The writer offered his advice for parents who want to raise kind children in today’s world.
“This idea that we want to ‘instill’ things in children makes them seem like luggage rather than human beings that you love,” he said. “Anything that you want for your kids, the answer is you should do it. If you want your kids to be creative and draw, you should be creative and draw. If you want your kids to be more patient, you need to be more patient. I think one of the secrets that grown-ups forget is when your children are young, you as the grown-up in their life are really cool and the things you do are really cool to them.”
Putting in the work applies not just to parenting, but to other relationships as well. Willems noted that his “Elephant and Piggie” book series focuses on friendship, “not as happiness but as work.”

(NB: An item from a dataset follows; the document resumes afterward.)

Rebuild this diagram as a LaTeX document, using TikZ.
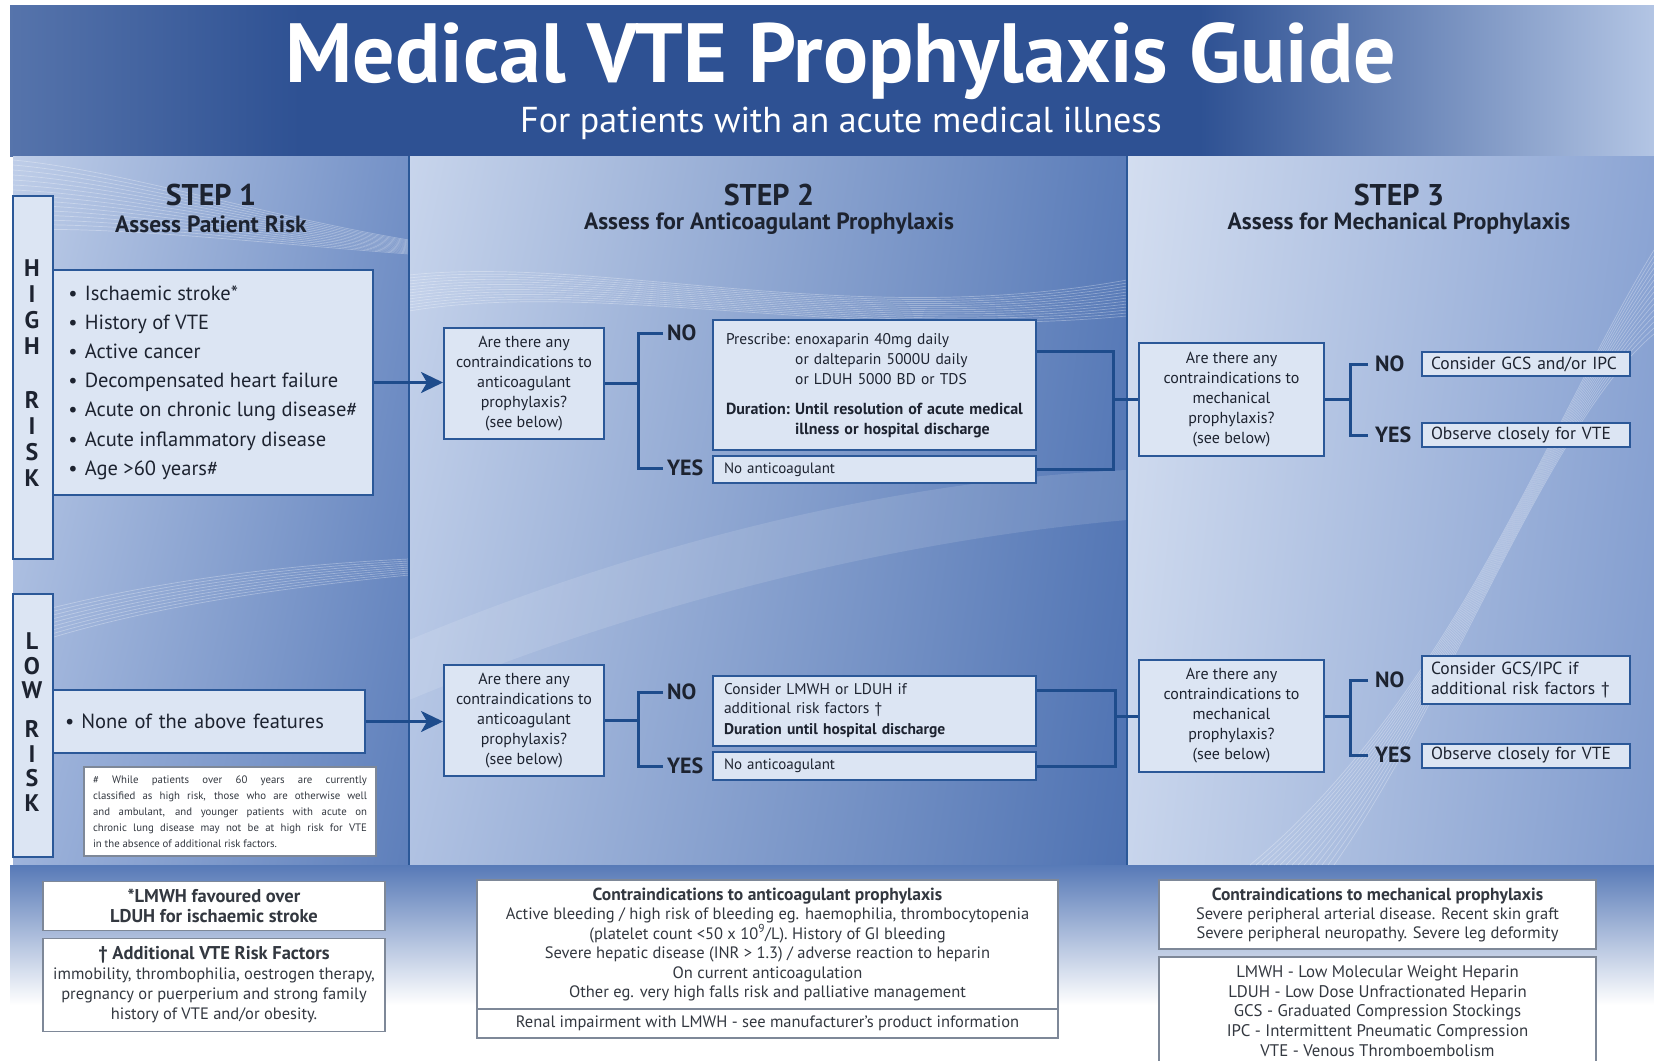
\documentclass[tikz,border=0pt]{standalone}
\usepackage{fontspec}
\setmainfont{PT Sans}
\usepackage{tikz}
\usetikzlibrary{arrows.meta,positioning,calc,shadings}

\definecolor{bannerblue}{HTML}{2E5193}
\definecolor{bannerlight}{HTML}{B3C5E4}
\definecolor{panlight}{HTML}{C8D5EC}
\definecolor{panmid}{HTML}{8CA5D4}
\definecolor{pandark}{HTML}{4E72B2}
\definecolor{boxfill}{HTML}{DCE5F3}
\definecolor{boxline}{HTML}{2B5898}
\definecolor{connblue}{HTML}{1E4C8C}
\definecolor{inktext}{HTML}{1D2330}
\definecolor{notetext}{HTML}{333840}
\definecolor{noteline}{HTML}{7E8898}

\newcommand\fsz[2]{\fontsize{#1}{#2}\selectfont}

\begin{document}
\begin{tikzpicture}[x=1pt,y=-1pt,
  stepbox/.style={draw=boxline,line width=2pt,fill=boxfill,text=inktext,inner sep=0pt,align=center},
  listbox/.style={stepbox,align=left,inner xsep=14pt},
  notebox/.style={draw=noteline,line width=1.5pt,fill=white,text=notetext,inner sep=0pt,align=center},
  riskbar/.style={draw=boxline,line width=2pt,fill=boxfill,inner sep=0pt},
  riskltr/.style={text=inktext,inner sep=0pt,align=center},
  conn/.style={draw=connblue,line width=3pt},
  arr/.style={conn,-{Stealth[length=22pt,width=21pt,inset=6pt]}},
  yn/.style={text=inktext,font=\bfseries\fsz{22}{24},inner xsep=4pt,inner ysep=0pt,anchor=west},
  hdr/.style={text=inktext,align=center,inner sep=0pt},
  wave/.style={white,line width=0.7pt,opacity=0.3}]
%Rahmen: Spalten und Zeilen des Plakats (in px des Vorbilds)
  \pgfmathsetmacro{\xA}{409}
  \pgfmathsetmacro{\xB}{1127}
  \pgfmathsetmacro{\yT}{156}
  \pgfmathsetmacro{\yB}{865}
\useasboundingbox (0,0) rectangle (1654,1060);
\fill[white] (0,0) rectangle (1654,1060);
% banner
\fill[bannerblue] (10,5) rectangle (1654,\yT);
\shade[left color=bannerblue!70!bannerlight,right color=bannerblue] (10,5) rectangle (300,\yT);
\shade[left color=bannerblue,right color=bannerlight] (1200,5) rectangle (1654,\yT);
% panels
\shade[upper left=panlight!85!panmid,upper right=panmid!60!pandark,lower left=panmid!70!panlight,lower right=pandark!75!panmid] (13,\yT) rectangle (\xA,\yB);
\shade[upper left=panlight,upper right=pandark!80!panmid,lower left=panlight!60!panmid,lower right=pandark] (\xA,\yT) rectangle (\xB,\yB);
\shade[upper left=panlight!80!white,upper right=panmid,lower left=panlight,lower right=panmid!80!pandark] (\xB,\yT) rectangle (1654,\yB);
\shade[top color=pandark!85!panmid,bottom color=white] (10,\yB) rectangle (1654,1005);
% swooshes
\begin{scope}
\clip (13,\yT) rectangle (1654,\yB);
\foreach \k in {0,...,14}
  \draw[wave] (13,160+5*\k) .. controls (120,170+4*\k) and (260,215+2*\k) .. (\xA,240+\k);
\foreach \k in {0,...,8}
  \draw[wave] (13,650-4*\k) .. controls (130,610-3*\k) and (260,590-3*\k) .. (\xA,575-2*\k);
\foreach \k in {0,...,12}
  \draw[wave] (\xA,275+3*\k) .. controls (600,255+2*\k) and (850,330+\k) .. (\xB,280+3*\k);
\fill[white,opacity=0.12] (\xA,640) .. controls (650,540) and (900,480) .. (\xB,470) -- (\xB,520) .. controls (900,540) and (650,600) .. (\xA,700) -- cycle;
\foreach \k in {0,...,14}
  \draw[wave] (1250+6*\k,\yB) .. controls (1450,700) and (1550,420) .. (1654,250+6*\k);
\end{scope}
\draw[boxline,line width=1.5pt] (\xA,\yT) -- (\xA,\yB) (\xB,\yT) -- (\xB,\yB);

% title
\node[text=white,inner sep=0pt,font=\bfseries\fsz{84}{90}] (title) at (841,61) {Medical VTE Prophylaxis Guide};
\node[text=white,inner sep=0pt,font=\fsz{36}{40}] (subtitle) at (841,123) {For patients with an acute medical illness};

% headers
\node[hdr,font=\bfseries\fsz{30}{32}] (s1) at (211,195) {STEP 1};
\node[hdr,font=\bfseries\fsz{23.5}{26}] (s1sub) at (211,224) {Assess Patient Risk};
\node[hdr,font=\bfseries\fsz{30}{32}] (s2) at (769,195) {STEP 2};
\node[hdr,font=\bfseries\fsz{23.5}{26}] (s2sub) at (769,224) {Assess for Anticoagulant Prophylaxis};
\node[hdr,font=\bfseries\fsz{30}{32}] (s3) at (1399,195) {STEP 3};
\node[hdr,font=\bfseries\fsz{23.5}{26}] (s3sub) at (1399,224) {Assess for Mechanical Prophylaxis};

% step 1
\node[riskbar,minimum width=40pt,minimum height=363pt] (hbar) at (33,377.5) {};
\node[riskltr,font=\bfseries\fsz{24}{26}] (hbarltr) at (32,373) {H\\I\\G\\H\\[28pt]R\\I\\S\\K};
\node[riskbar,minimum width=40pt,minimum height=263pt] (lbar) at (33,725.5) {};
\node[riskltr,font=\bfseries\fsz{24}{24.5}] (lbarltr) at (32,722) {L\\O\\W\\[14.5pt]R\\I\\S\\K};
\node[stepbox,align=left,minimum width=320pt,minimum height=225pt,font=\fsz{20.5}{29.2}] (hlist) at (213,382.5)
  {\textbullet\hspace{0.35em}Ischaemic stroke*\\ \textbullet\hspace{0.35em}History of VTE\\ \textbullet\hspace{0.35em}Active cancer\\
   \textbullet\hspace{0.35em}Decompensated heart failure\\ \textbullet\hspace{0.35em}Acute on chronic lung disease\#\\
   \textbullet\hspace{0.35em}Acute inflammatory disease\\ \textbullet\hspace{0.35em}Age >60 years\#};
\node[listbox,inner xsep=12pt,minimum width=312pt,minimum height=63pt,text width=288pt,font=\fsz{20.5}{29}] (lnone) at (209,721.5)
  {\textbullet\hspace{0.35em}None of the above features};
\node[notebox,minimum width=292pt,minimum height=89pt,text width=274pt,align=justify,font=\fsz{10.8}{16}] (agenote) at (230,811.5)
  {\# While patients over 60 years are currently\linebreak classified as high risk, those who are otherwise well\linebreak
   and ambulant, and younger patients with acute on\linebreak chronic lung disease may not be at high risk for VTE\linebreak
   in the absence of additional risk factors.};

% step 2
\node[stepbox,minimum width=160pt,minimum height=111pt,font=\fsz{16}{20}] (hq2) at (524,383.5)
  {Are there any\\contraindications to\\anticoagulant\\prophylaxis?\\(see below)};
\node[stepbox,minimum width=160pt,minimum height=111pt,font=\fsz{16}{20}] (lq2) at (524,720.5)
  {Are there any\\contraindications to\\anticoagulant\\prophylaxis?\\(see below)};
\node[listbox,inner xsep=13pt,minimum width=323pt,minimum height=130pt,text width=297pt,font=\fsz{15.5}{20}] (hrx2) at (874.5,385)
  {\begin{tabular}{@{}l@{\ }l@{}}Prescribe: & enoxaparin 40mg daily\\ & or dalteparin 5000U daily\\ & or LDUH 5000 BD or TDS\\[10pt]
   \fsz{16}{20}\bfseries Duration: & \fsz{16}{20}\bfseries Until resolution of acute medical\\ & \fsz{16}{20}\bfseries illness or hospital discharge\end{tabular}};
\node[listbox,inner xsep=11pt,minimum width=323pt,minimum height=27pt,text width=301pt,font=\fsz{15}{18}] (hnoac2) at (874.5,469.5)
  {No anticoagulant};
\node[listbox,inner xsep=11pt,minimum width=323pt,minimum height=70pt,text width=301pt,font=\fsz{15.5}{18.5}] (lcon2) at (874.5,711)
  {Consider LMWH or LDUH if\\additional risk factors \textdagger\\[3pt]\textbf{Duration until hospital discharge}};
\node[listbox,inner xsep=11pt,minimum width=323pt,minimum height=28pt,text width=301pt,font=\fsz{15}{18}] (lnoac2) at (874.5,766)
  {No anticoagulant};
\node[yn] (hno2l) at (663,333) {NO};
\node[yn] (hyes2l) at (663,468) {YES};
\node[yn] (lno2l) at (663,692) {NO};
\node[yn] (lyes2l) at (663,766) {YES};

% step 3
\node[stepbox,minimum width=185pt,minimum height=113pt,font=\fsz{16}{20}] (hq3) at (1231.5,399.5)
  {Are there any\\contraindications to\\mechanical\\prophylaxis?\\(see below)};
\node[stepbox,minimum width=185pt,minimum height=112pt,font=\fsz{16}{20}] (lq3) at (1231.5,716)
  {Are there any\\contraindications to\\mechanical\\prophylaxis?\\(see below)};
\node[listbox,inner xsep=9pt,minimum width=208pt,minimum height=24pt,text width=190pt,font=\fsz{17.5}{20}] (hno3) at (1526,364)
  {Consider GCS and/or IPC};
\node[listbox,inner xsep=9pt,minimum width=208pt,minimum height=24pt,text width=190pt,font=\fsz{17.5}{20}] (hyes3) at (1526,435)
  {Observe closely for VTE};
\node[listbox,inner xsep=9pt,minimum width=208pt,minimum height=48pt,text width=190pt,font=\fsz{17.5}{20}] (lno3) at (1526,680)
  {Consider GCS/IPC if\\additional risk factors \textdagger};
\node[listbox,inner xsep=9pt,minimum width=208pt,minimum height=24pt,text width=190pt,font=\fsz{17.5}{20}] (lyes3) at (1526,755.5)
  {Observe closely for VTE};
\node[yn,inner xsep=7pt] (hno3l) at (1368,364) {NO};
\node[yn,inner xsep=7pt] (hyes3l) at (1368,435) {YES};
\node[yn,inner xsep=7pt] (lno3l) at (1368,680) {NO};
\node[yn,inner xsep=7pt] (lyes3l) at (1368,755) {YES};

% connectors
\draw[arr] (hlist.east) -- (hlist.east -| hq2.west);
\draw[arr] (lnone.east) -- (lnone.east -| lq2.west);
\coordinate (hb2) at (638,383.5);
\coordinate (lb2) at (638,720.5);
\draw[conn] (hq2.east) -- (hb2);
\draw[conn] (hno2l.west) -| (hb2) |- (hyes2l.west);
\draw[conn] (lq2.east) -- (lb2);
\draw[conn] (lno2l.west) -| (lb2) |- (lyes2l.west);
\coordinate (hj2) at (1113,399.5);
\coordinate (lj2) at (1115,716);
\draw[conn] ([yshift=34pt]hrx2.east) -| (hj2) |- (hnoac2.east);
\draw[conn] (hj2) -- (hq3.west);
\draw[conn] ([yshift=21pt]lcon2.east) -| (lj2) |- (lnoac2.east);
\draw[conn] (lj2) -- (lq3.west);
\coordinate (hb3) at (1350,399.5);
\coordinate (lb3) at (1350,716);
\draw[conn] (hq3.east) -- (hb3);
\draw[conn] (hno3l.west) -| (hb3) |- (hyes3l.west);
\draw[conn] (lq3.east) -- (lb3);
\draw[conn] (lno3l.west) -| (lb3) |- (lyes3l.west);

% notes at the bottom
\node[notebox,minimum width=342pt,minimum height=49pt,font=\bfseries\fsz{18.5}{19.5}] (lmwhnote) at (214,906)
  {*LMWH favoured over\\LDUH for ischaemic stroke};
\node[notebox,minimum width=342pt,minimum height=93pt,font=\fsz{16.5}{20}] (riskfac) at (214,985)
  {{\bfseries\fsz{18.5}{20}\textdagger\ Additional VTE Risk Factors}\\immobility, thrombophilia, oestrogen therapy,\\pregnancy or puerperium and strong family\\history of VTE and/or obesity.};
\node[notebox,minimum width=581pt,minimum height=129pt,font=\fsz{16.5}{19.5}] (anticontra) at (767.5,944.5)
  {{\bfseries\fsz{17.5}{19.5}Contraindications to anticoagulant prophylaxis}\\Active bleeding / high risk of bleeding eg. haemophilia, thrombocytopenia\\
   (platelet count <50 x 10\textsuperscript{9}/L). History of GI bleeding\\Severe hepatic disease (INR > 1.3) / adverse reaction to heparin\\
   On current anticoagulation\\Other eg. very high falls risk and palliative management};
\node[notebox,minimum width=581pt,minimum height=29pt,font=\fsz{16.5}{19.5}] (renal) at (767.5,1023.5)
  {Renal impairment with LMWH - see manufacturer's product information};
\node[notebox,minimum width=437pt,minimum height=69pt,font=\fsz{16.5}{19}] (mechcontra) at (1377.5,914.5)
  {{\bfseries\fsz{17.5}{19}Contraindications to mechanical prophylaxis}\\Severe peripheral arterial disease. Recent skin graft\\Severe peripheral neuropathy. Severe leg deformity};
\node[notebox,minimum width=437pt,minimum height=108pt,font=\fsz{16.8}{19.7}] (abbrev) at (1377.5,1011)
  {LMWH - Low Molecular Weight Heparin\\LDUH - Low Dose Unfractionated Heparin\\GCS - Graduated Compression Stockings\\IPC - Intermittent Pneumatic Compression\\VTE - Venous Thromboembolism};
\end{tikzpicture}
\end{document}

“You can make mistakes, you can realize them, and you can make up for them. Those are the building blocks of friendship,” he said. “Perhaps we as a culture could work toward being friends more than towards destroying each other.”
A true creative, Willems is always working on new projects. He enjoys exploring big philosophical questions and topics that “excite” and “frighten” him.
“I’ve been making a lot of abstractions lately because color, shape, and form are eternal and beautiful,” he said.
Creating is a big part of everyday life with Willems’ family, which includes his wife, Cheryl, and teenage son, Trix.
“The freshman year of college was not what we expected it to be. We hoped he would be out of the house making small mistakes,” he said, adding that Trix instead has been at home helping with projects and working on his own.
“We all take solace in our work, and we’re happy we get to make work,” the author explained. “My wife is a potter. My son is a great illustrator and draws realistically, so we spent a lot of our time trying to create and make things. One important thing about all of this is you don’t draw just to express yourself but to discover yourself, to discover how you’re feeling. We allow ourselves the time to find ourselves through the making of things.”
For Willems, this is a lifelong process that begins at an early age. He recently observed a young girl in his neighborhood exhibit what seemed like “the perfect metaphor for childhood, grown up and life.”
“She’s in the yard doing cartwheels, bending over backwards, landing on her hands, doing handstands, walking on her hands,” he recalled. “Then she gets up, walks up the stairs, trips and falls on her face. I think that’s who we all are. We’re capable of remarkable things, but then we fall on our face. And we’re still learning and questioning. That’s the joy.”